I took myself back to my village where I have been for days running. Life is still rudimentary, people wake and the vast majority head to the farms where they engage in subsistence farming. Once they leave in the morning the environment is like a ghost town.
Only very few people are on the roads. A few of us the “city men,” who for one reason or the other find ourselves within the vicinity get ourselves engaged in discussions centred mainly around the state of the country and her development trajectory. Every time we threw up particular topics and felt things weren’t properly handled, one particular fellow always responded with the refrain, “country of particular concern.” He took that from President of the United States of America, Donald Trump, who recently returned our country to the status of “country of particular concern” over incessant killing of Christians in the country.
As patriotic citizens some of us protested the tag. Our contention was that our country is too strategic to be degraded in such a manner. After all, we have appropriated the title “The Giant of Africa”. How then can a giant be treated like an ant? This was the foundation upon which we wove our disagreement.
Unfortunately, events happening with and around us appear to be proving us wrong and Trump right. One of our citizens, Victor Oladokun, recently said: “Visionary leadership is the capacity to see a desirable future long before it arrives and the ability to bring it into the present by influencing, inspiring, and using the gifts and talents of others.” The question would then be what vision or future of the country have our leaders seen? Forget about capacity to bring it to reality.
We are in a very perilous state. A country of over 200 million people with vast arable land can’t feed her population. We got crude oil at the same time as Arab countries like Qatar, Kuwait and Saudi Arabia. Those countries have become like first world countries leaving us at a rudimentary level. Two thirds of the citizens don’t have jobs, industries have closed down and yet no serious attention is given to this very important matter. The same number of citizens as mentioned earlier don’t have access to effective medical care. This is happening in a country without any social security benefits whatsoever.
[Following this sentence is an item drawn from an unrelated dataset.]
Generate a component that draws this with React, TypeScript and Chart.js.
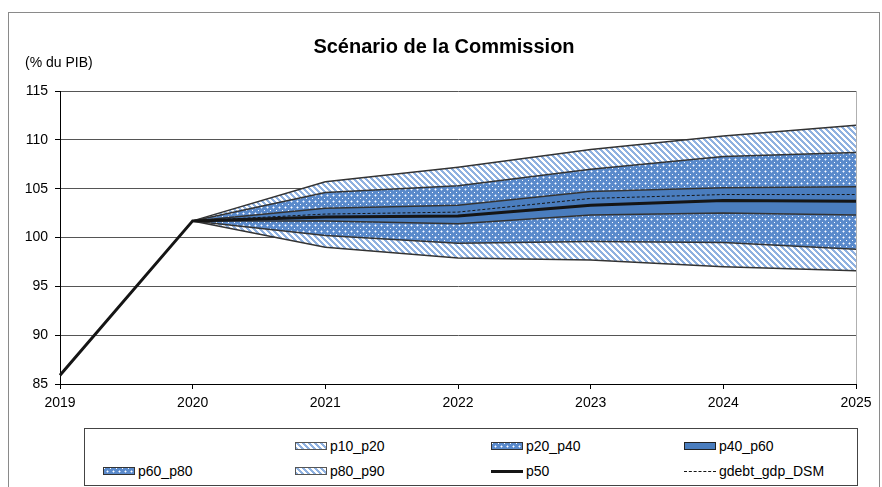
import React, { useEffect, useRef, useMemo } from "react";
import { Chart, registerables } from "chart.js";

Chart.register(...registerables);

const years = ["2019", "2020", "2021", "2022", "2023", "2024", "2025"];
const p10 = [null, 101.7, 99.0, 97.9, 97.7, 97.0, 96.6];
const p20 = [null, 101.7, 100.2, 99.4, 99.6, 99.5, 98.8];
const p40 = [null, 101.7, 101.7, 101.4, 102.3, 102.5, 102.3];
const p60 = [null, 101.7, 103.0, 103.3, 104.7, 105.1, 105.2];
const p80 = [null, 101.7, 104.6, 105.3, 107.0, 108.3, 108.7];
const p90 = [null, 101.7, 105.7, 107.2, 109.0, 110.4, 111.5];
const p50 = [85.9, 101.7, 102.1, 102.2, 103.3, 103.8, 103.7];
const dsm = [null, 101.7, 102.4, 102.6, 104.0, 104.4, 104.4];
const yTicks = [85, 90, 95, 100, 105, 110, 115];

const FONT = "'Liberation Sans', Arial, sans-serif";
const SOLID = "#4a7dbe";
const LINE = "#333333";

function makeHatch(): HTMLCanvasElement {
  const s = 6;
  const c = document.createElement("canvas");
  c.width = s;
  c.height = s;
  const ctx = c.getContext("2d")!;
  const img = ctx.createImageData(s, s);
  for (let y = 0; y < s; y++) {
    for (let x = 0; x < s; x++) {
      const k = (((x - y) % s) + s) % s;
      const i = (y * s + x) * 4;
      if (k < 3) {
        img.data[i] = 143; img.data[i + 1] = 177; img.data[i + 2] = 224;
      } else {
        img.data[i] = 255; img.data[i + 1] = 255; img.data[i + 2] = 255;
      }
      img.data[i + 3] = 255;
    }
  }
  ctx.putImageData(img, 0, 0);
  return c;
}

function makeDots(): HTMLCanvasElement {
  const s = 6;
  const c = document.createElement("canvas");
  c.width = s;
  c.height = s;
  const ctx = c.getContext("2d")!;
  ctx.fillStyle = "#5a8acb";
  ctx.fillRect(0, 0, s, s);
  ctx.fillStyle = "#a8c3ea";
  ctx.fillRect(3, 2, 1, 3);
  ctx.fillRect(2, 3, 3, 1);
  ctx.fillStyle = "#ffffff";
  ctx.fillRect(0, 0, 1, 1);
  ctx.fillRect(3, 3, 1, 1);
  return c;
}

export default function App() {
  const ref = useRef<HTMLCanvasElement>(null);
  const tiles = useMemo(() => {
    const hatch = makeHatch();
    const dots = makeDots();
    return { hatch, dots, hatchUrl: hatch.toDataURL(), dotsUrl: dots.toDataURL() };
  }, []);

  useEffect(() => {
    const canvas = ref.current!;
    const ctx = canvas.getContext("2d")!;
    const hatchP = ctx.createPattern(tiles.hatch, "repeat")!;
    const dotsP = ctx.createPattern(tiles.dots, "repeat")!;
    const band = (label: string, data: (number | null)[], bg: any, fill: any) => ({
      label,
      data,
      borderColor: LINE,
      borderWidth: 1.5,
      backgroundColor: bg,
      fill,
      pointRadius: 0,
      tension: 0,
      order: 1,
    });
    const chart = new Chart(canvas, {
      type: "line",
      data: {
        labels: years,
        datasets: [
          band("p10", p10, "transparent", false),
          band("p10_p20", p20, hatchP, "-1"),
          band("p20_p40", p40, dotsP, "-1"),
          band("p40_p60", p60, SOLID, "-1"),
          band("p60_p80", p80, dotsP, "-1"),
          band("p80_p90", p90, hatchP, "-1"),
          {
            label: "p50",
            data: p50,
            borderColor: "#151515",
            borderWidth: 3,
            pointRadius: 0,
            fill: false,
            order: 0,
          },
          {
            label: "gdebt_gdp_DSM",
            data: dsm,
            borderColor: "#151515",
            borderWidth: 1,
            borderDash: [3, 2],
            pointRadius: 0,
            fill: false,
            order: 0,
          },
        ],
      },
      options: {
        responsive: false,
        animation: false,
        layout: { padding: { left: 0, top: 91, right: 26, bottom: 73 } },
        plugins: {
          legend: { display: false },
          tooltip: { enabled: false },
          title: { display: false },
        },
        scales: {
          x: {
            offset: false,
            afterFit: (s: any) => { s.height = 30; },
            grid: {
              offset: false,
              drawOnChartArea: true,
              color: (c: any) => (c.index === 6 ? "#b0b0b0" : "transparent"),
              tickColor: "#000",
              tickLength: 5,
            },
            border: { color: "#000", width: 1 },
            ticks: {
              color: "#000",
              padding: 6,
              maxRotation: 0,
              font: { family: FONT, size: 14 },
            },
          },
          y: {
            min: 85,
            max: 115,
            afterFit: (s: any) => { s.width = 60; },
            afterBuildTicks: (s: any) => { s.ticks = yTicks.map((v) => ({ value: v })); },
            grid: {
              color: "#555555",
              tickColor: "#000",
              tickLength: 5,
            },
            border: { color: "#000", width: 1 },
            ticks: {
              color: "#000",
              padding: 7,
              font: { family: FONT, size: 14 },
            },
          },
        },
      },
    });
    return () => chart.destroy();
  }, [tiles]);

  const sw = (style: React.CSSProperties) => (
    <span
      style={{
        position: "absolute",
        width: 32,
        height: 8,
        top: -4,
        left: 0,
        boxSizing: "border-box",
        ...style,
      }}
    />
  );
  const item = (x: number, y: number, label: string, swatch: React.ReactNode) => (
    <div key={label} style={{ position: "absolute", left: x, top: y, height: 0 }}>
      {swatch}
      <span
        style={{
          position: "absolute",
          left: 35,
          top: -9,
          lineHeight: "18px",
          fontSize: 14,
          whiteSpace: "nowrap",
          color: "#000",
        }}
      >
        {label}
      </span>
    </div>
  );
  const hatchSw = sw({ backgroundImage: `url(${tiles.hatchUrl})`, border: "1px solid #555" });
  const dotsSw = sw({ backgroundImage: `url(${tiles.dotsUrl})`, border: "1px solid #333" });
  const solidSw = sw({ background: SOLID, border: "1px solid #222" });
  const lineSw = sw({ height: 3, top: -1, background: "#151515" });
  const dashSw = sw({ height: 0, top: 0, borderTop: "1px dashed #151515" });

  return (
    <div
      style={{
        position: "absolute",
        left: 0,
        top: 0,
        width: 882,
        height: 487,
        overflow: "hidden",
        background: "#fff",
        fontFamily: FONT,
      }}
    >
      <div
        style={{
          position: "absolute",
          left: 8,
          top: 12,
          width: 872,
          height: 500,
          border: "1px solid #8a8a8a",
          boxSizing: "border-box",
        }}
      />
      <canvas ref={ref} width={882} height={487} style={{ position: "absolute", left: 0, top: 0 }} />
      <div
        style={{
          position: "absolute",
          left: 8,
          width: 872,
          top: 34,
          textAlign: "center",
          fontSize: 20,
          fontWeight: "bold",
          lineHeight: "24px",
          color: "#000",
        }}
      >
        Scénario de la Commission
      </div>
      <div
        style={{
          position: "absolute",
          left: 25,
          top: 53,
          fontSize: 14,
          lineHeight: "18px",
          color: "#000",
        }}
      >
        (% du PIB)
      </div>
      <div
        style={{
          position: "absolute",
          left: 84,
          top: 428,
          width: 774,
          height: 58,
          border: "1px solid #444",
          boxSizing: "border-box",
          background: "#fff",
        }}
      />
      {item(295, 446, "p10_p20", hatchSw)}
      {item(491, 446, "p20_p40", dotsSw)}
      {item(684, 446, "p40_p60", solidSw)}
      {item(103, 471, "p60_p80", dotsSw)}
      {item(295, 471, "p80_p90", hatchSw)}
      {item(491, 471, "p50", lineSw)}
      {item(684, 471, "gdebt_gdp_DSM", dashSw)}
    </div>
  );
}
In the country today the human life has lost value. It is so much so that cattle have a higher worth. Those who kill cattle belonging to itinerant herders are hunted, arrested and tried in the courts but the same is not done in the case of terrorists who attack, kill and sack entire human settlements. In two incidents last week, one in Kaduna and another in Plateau State suspected Islamic terrorists rode into settlements on motorcycles, ransacked residences, killing and burning down houses and still left very successfully without challenge, not one person was arrested.
At the end came the usual reaction, the state governor moving to the scene in an armoured vehicle, getting there and appealing for calm and patience. The Federal Government comes through with what has become a familiar pattern, condemning the attack and pledging to bring the vandals to book. It followed up with inviting security chiefs and the Governor of Plateau State to a meeting in Abuja.
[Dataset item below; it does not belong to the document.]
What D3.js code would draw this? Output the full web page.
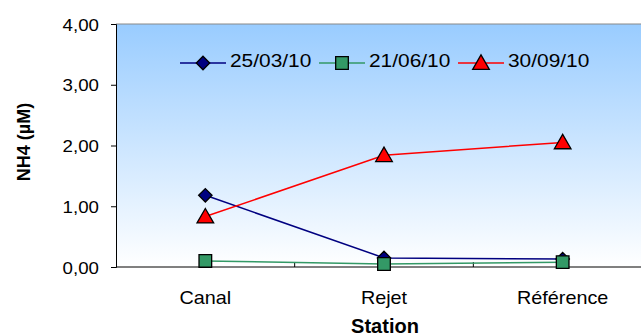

The question is, what use are such meetings? Why is it emphasis isn’t placed where it matters? How come felons come in huge numbers, riding on motorcycles, invade locations for hours and still manage to escape without challenge and any arrest? Shouldn’t this be the focus? Who are those in-charge of security in the area? What kind of security architecture did they have in place? In fact given President Tinubu’s past promises somebody should lose his or her job.
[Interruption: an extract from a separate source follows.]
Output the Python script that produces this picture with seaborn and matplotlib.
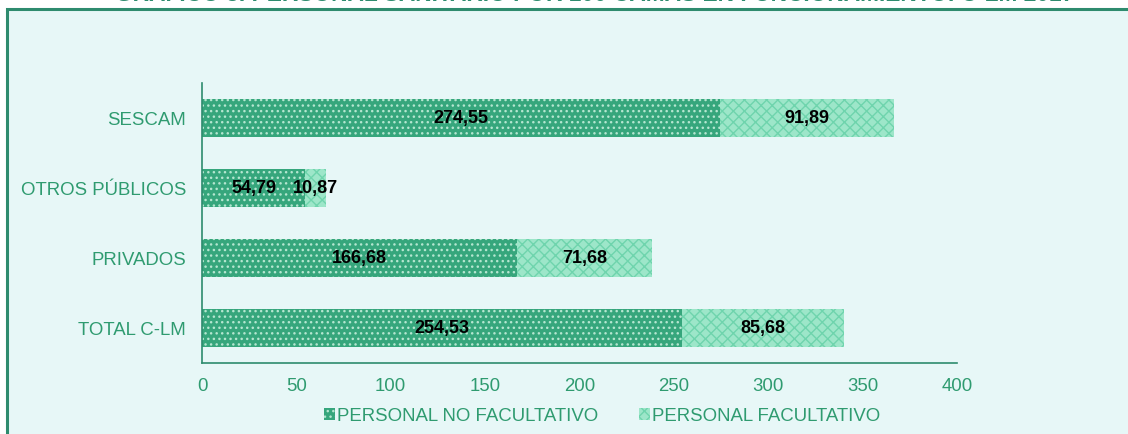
import numpy as np
import pandas as pd
import seaborn as sns
import matplotlib.pyplot as plt
from matplotlib.patches import Patch, Rectangle

categorias = ['SESCAM', 'OTROS PÚBLICOS', 'PRIVADOS', 'TOTAL C-LM']
no_facultativo = [274.55, 54.79, 166.68, 254.53]
facultativo = [91.89, 10.87, 71.68, 85.68]
series = ['PERSONAL NO FACULTATIVO', 'PERSONAL FACULTATIVO']
xticks = [0, 50, 100, 150, 200, 250, 300, 350, 400]

verde = '#2F9B70'
borde = '#2E8B6E'
oscuro = '#36A67C'
claro = '#9DE6C9'

sns.set_style('white')
plt.rcParams['font.family'] = ['Liberation Sans', 'DejaVu Sans']
plt.rcParams['hatch.linewidth'] = 1.0

df = pd.DataFrame({'cat': categorias, 'nf': no_facultativo, 'f': facultativo})
df['total'] = df['nf'] + df['f']

fig = plt.figure(figsize=(11.28, 4.35), dpi=100)
fig.patch.set_facecolor('white')
fig.patches.append(Rectangle((7 / 1128, -0.05), 1.1, 1 - 10 / 435 + 0.05,
                             transform=fig.transFigure, facecolor='#E7F7F7',
                             edgecolor=borde, linewidth=2.2, zorder=-10))
fig.text(0.527, 1.013, 'GRÁFICO 3. PERSONAL SANITARIO POR 100 CAMAS EN FUNCIONAMIENTO. C-LM 2017',
         ha='center', va='center', fontsize=16.4, fontweight='bold', color=borde)

ax = fig.add_axes([202 / 1128, 1 - 364 / 435, (957 - 202) / 1128, (364 - 84) / 435])
ax.set_facecolor('none')
ax.set_zorder(5)

# apilado: total (claro) detras, no facultativo (oscuro) delante
sns.barplot(data=df, y='cat', x='total', orient='h', color=claro, width=0.54,
            saturation=1, ax=ax, edgecolor='#6FD4AD', linewidth=0, hatch='xxx')
sns.barplot(data=df, y='cat', x='nf', orient='h', color=oscuro, width=0.54,
            saturation=1, ax=ax, edgecolor='#B5E6D0', linewidth=0, hatch='...')

for i in range(len(categorias)):
    ax.text(no_facultativo[i] / 2, i, f'{no_facultativo[i]:.2f}'.replace('.', ','),
            ha='center', va='center', fontsize=13, fontweight='bold', color='black')
    ax.text(no_facultativo[i] + facultativo[i] / 2, i, f'{facultativo[i]:.2f}'.replace('.', ','),
            ha='center', va='center', fontsize=13, fontweight='bold', color='black')

ax.set_xlim(0, 400)
ax.set_ylim(3.5, -0.5)
ax.set_xticks(xticks)
ax.set_xlabel('')
ax.set_ylabel('')
ax.set_yticks(range(len(categorias)))
ax.set_yticks(np.arange(-0.5, 4, 1), minor=True)
ax.tick_params(axis='y', which='major', length=0, pad=11.5, labelsize=13.4, labelcolor=verde)
ax.tick_params(axis='y', which='minor', length=5, color=borde, width=1, direction='out')
ax.tick_params(axis='x', which='major', length=5, color=borde, width=1, direction='out',
               labelsize=13.4, labelcolor=verde, pad=5)
for s in ['top', 'right']:
    ax.spines[s].set_visible(False)
for s in ['left', 'bottom']:
    ax.spines[s].set_color(borde)
    ax.spines[s].set_linewidth(1.2)

handles = [Patch(facecolor=oscuro, edgecolor='#B5E6D0', hatch='...', linewidth=0, label=series[0]),
           Patch(facecolor=claro, edgecolor='#6FD4AD', hatch='xxx', linewidth=0, label=series[1])]
leg = fig.legend(handles=handles, loc='center', bbox_to_anchor=(0.534, 1 - 417 / 435), ncol=2,
                 frameon=False, fontsize=13.4, handlelength=0.6, handleheight=0.6,
                 handletextpad=0.1, columnspacing=2.2)
for t in leg.get_texts():
    t.set_color(verde)

fig.savefig('out.png', dpi=100)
One of the many troubles of this country is placing or giving emphasis to minor matters. Last week the President gave indication he wanted to borrow US$6 billion, to which he sent a letter to the National Assembly and within few minutes he got an approval but the proposal for state police has remained just “an issue.” It was an issue discussed over meals with members of the National Assembly. Till today no one knows what the next step is yet citizens are being killed daily like bush meat.
We all agree politics is the foundation to finding answers but our political culture is daily making nonsense of the position. We are buffeted by poor governance, yet our political parties are choosing their candidates for both party and public offices by consensus. Everyone including those elected on different platforms are jumping into the ruling party and the question has been what are the attractions? Good governance and desire to sustain it or what?
The most ridiculous was the national convention of a supposed national political party which turned out to have all the features of a birthday party for an individual. Nothing could be be more absurd. This system that threw up this scenario is incapable of producing quality leaders. The destruction of internal democracy in our political parties is responsible for the kind of leaders we have in the country.
Rascality can never be ruled out in human matters, including politics. This is why modern governance system makes provision for a judiciary. Elsewhere were good governance became a culture, the judiciary was one of the major instruments used to achieve that. Judges used judicial pronouncements to bring back sense into recalcitrant political players. Judges in those places didn’t hide under “courts are not father Christmas.” Judges gave verdicts that showed they too were not only very knowledgeable they were as well members of the society where they operate. In this system the executive doesn’t build residences for Judges, the Judiciary arm has responsibility to themselves.
Nigeria indeed is a country of particular concern. The simmering heat is huge. It is our prayer we don’t record a burst, an unpleasant eruption. The plain truth is that things aren’t looking good at all.